Liberty Lines Transit is the owner of local bus routes in Westchester County, New York, and operates these and other local bus routes under contract as part of the Bee-Line Bus System. It had been affiliated with Liberty Lines Express, the owner of express bus routes in New York City, which operated those express bus routes under contract to the New York City Department of Transportation. The company's headquarters are located in Yonkers, New York. It currently operates around 320 vehicles, all owned by Westchester County.

==Liberty Lines Transit, Inc.==
The origins of Liberty Lines Transit, Inc., go back to the Bernacchia Brothers bus company. In 1953 Liberty Coaches, Inc., was formed, and the brothers transferred their operating rights to the new company. In 1969, Bus Associates, Inc., was formed and served as a holding company for Liberty Coaches, Inc., and other bus companies that would be acquired. Subsequently added as subsidiaries of Bus Associates, Inc., were companies such as West Fordham Transportation Corp. and Westchester Street Transportation Company, Inc. in 1969, Yonkers Transit Corp. in 1972, Riverdale Transit Corp. in 1975, and Club Transportation Corp. in 1981. In 1982, the subsidiaries operating local bus routes in Westchester County were merged into Liberty Lines Transit, Inc. Since then, the routes of Hartsdale Bus Company, Inc., were acquired in 1999.

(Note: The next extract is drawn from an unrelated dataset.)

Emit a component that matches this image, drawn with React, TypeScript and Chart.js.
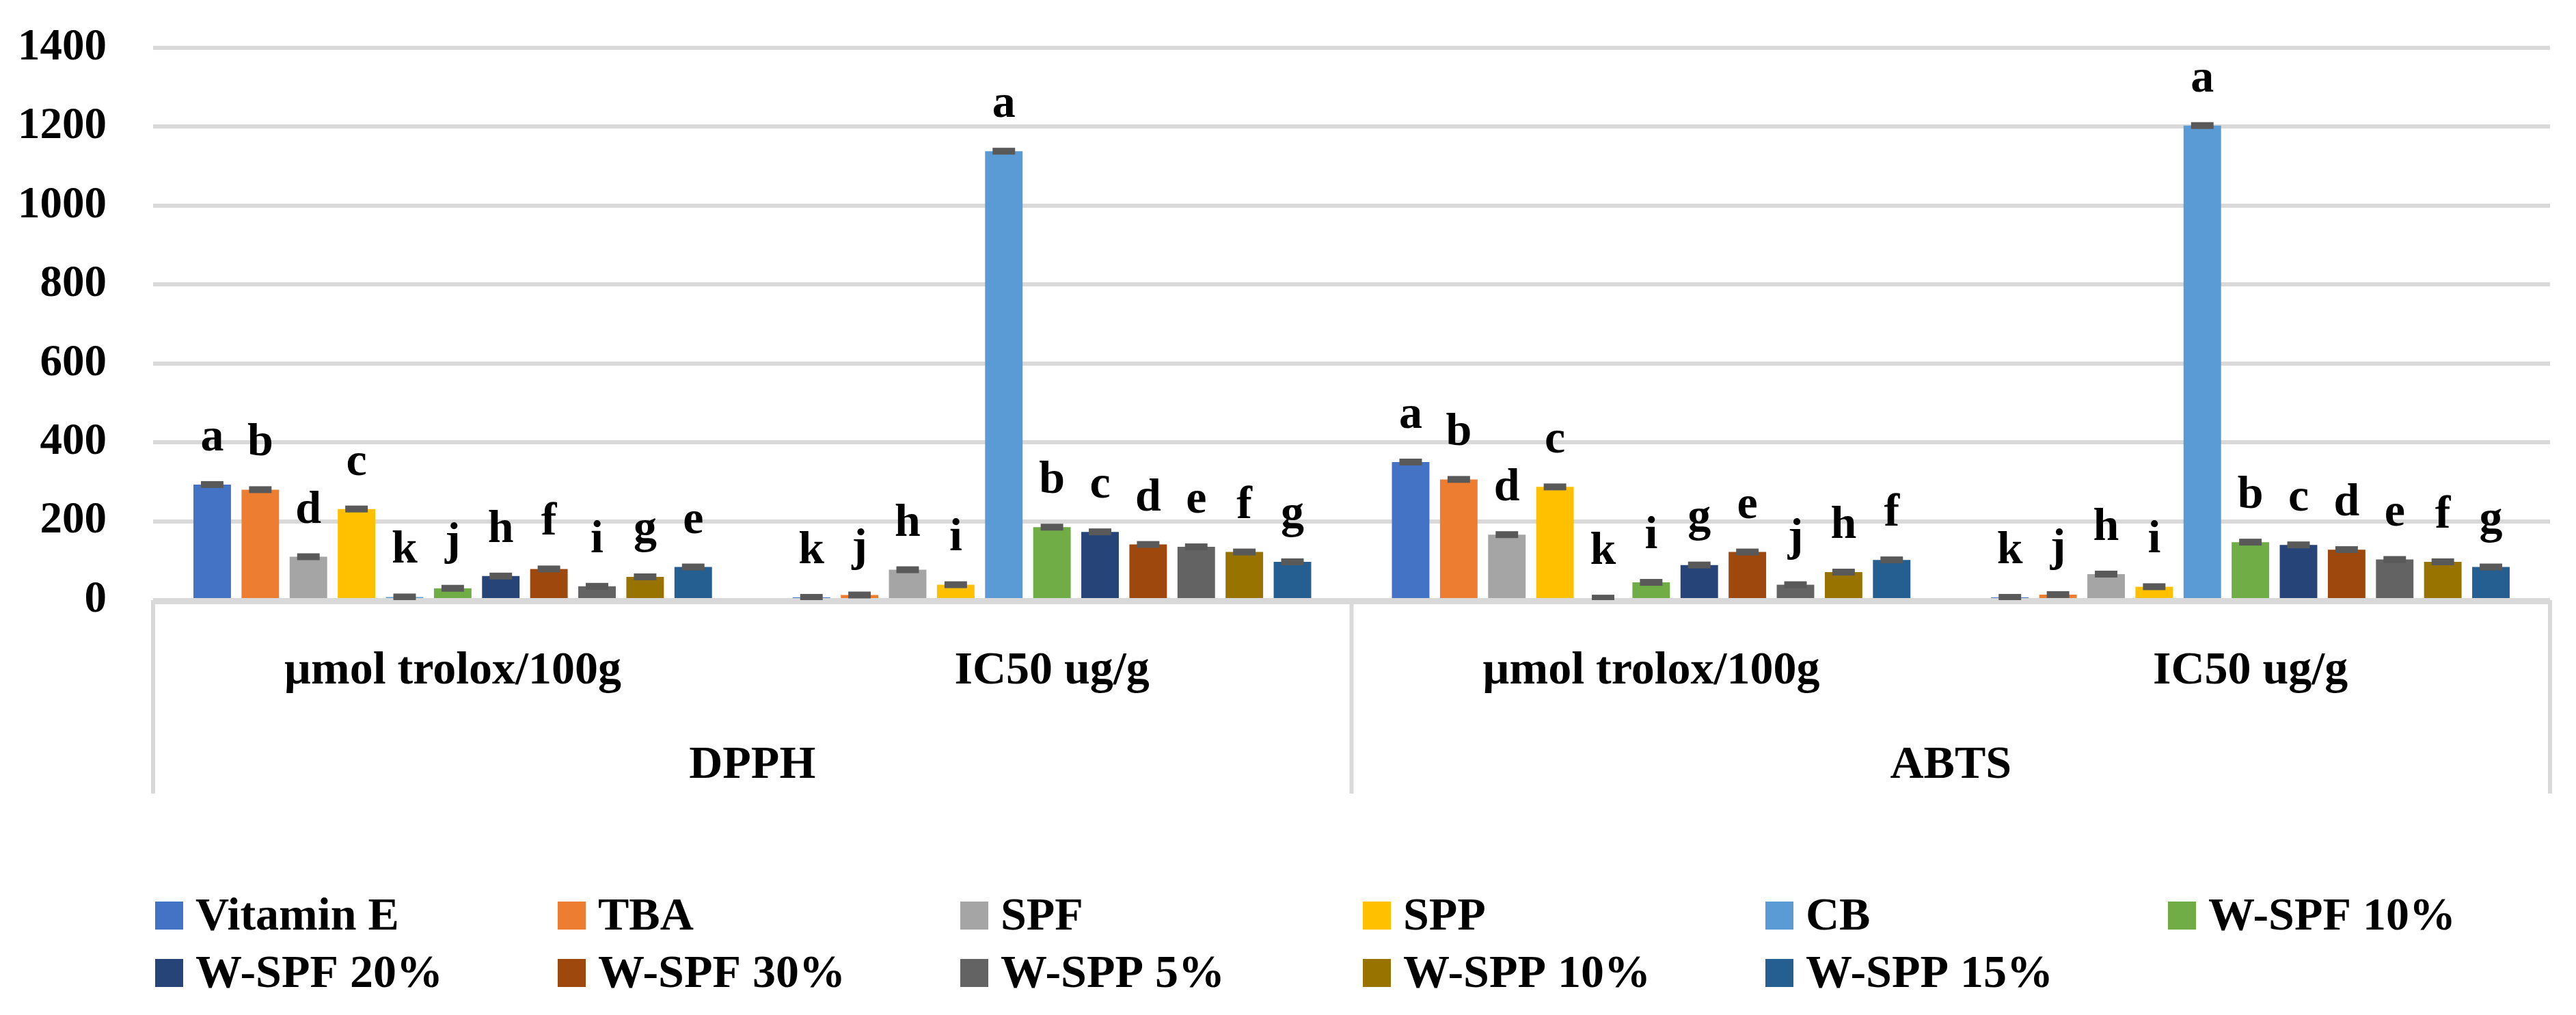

==Liberty Lines Express, Inc.==
Liberty Lines Express Inc., from 1984 to 2005, operated express bus service from the Bronx and Yonkers to Manhattan. Most of the express routes had been initiated by Riverdale Transit Corp., which began service on August 19, 1968. One express route had been initiated by Pelham Parkway Bus Service, Inc., a subsidiary of Bus Associates, Inc., in April 1971. In November 1975 Bus Associates, Inc., acquired Riverdale Transit Corp. In 1984, the two express bus company subsidiaries were merged into Liberty Lines Express, Inc., and continued operating through January 2, 2005. Liberty Lines Express, Inc., sold its operating rights to the City of New York, which through a memorandum of understanding with the Metropolitan Transportation Authority agreed to have the express routes operated by MTA Bus Company. This service is now run by MTA Bus, effective January 3, 2005, and operating out of its Yonkers Bus Depot.

Those routes were:
- BxM1 East Midtown Manhattan - Riverdale (formerly Riverdale Transit Inc.)
- BxM2 West Midtown Manhattan - Riverdale (formerly Riverdale Transit Inc.)
- BxM3 Midtown Manhattan - Getty Square, Yonkers in Westchester, via Broadway in the Bronx, and Sedgwick Av. (formerly Riverdale Transit Inc.)
- BxM4A Midtown Manhattan - Bedford Park (discontinued under MTA Bus in 2010) (formerly Riverdale Transit Inc.)
- BxM4B Midtown Manhattan - Woodlawn, via Grand Concourse and Katonah Av. (now BxM4) (formerly Riverdale Transit Inc.)
- BxM11 Midtown Manhattan - Wakefield, via White Plains Road (formerly Pelham Parkway Express Inc.)
- BxM18 Financial District, Manhattan - Riverdale

==In popular culture==
- A Liberty Lines bus is featured in many scenes in 1984's Moscow on the Hudson. It is used to transport a Russian circus company around NYC, especially to Bloomingdale's where Robin Williams' character defects. Also, retired busses were used in the Schwarzenegger movie Red Heat, a movie supposedly set in Chicago.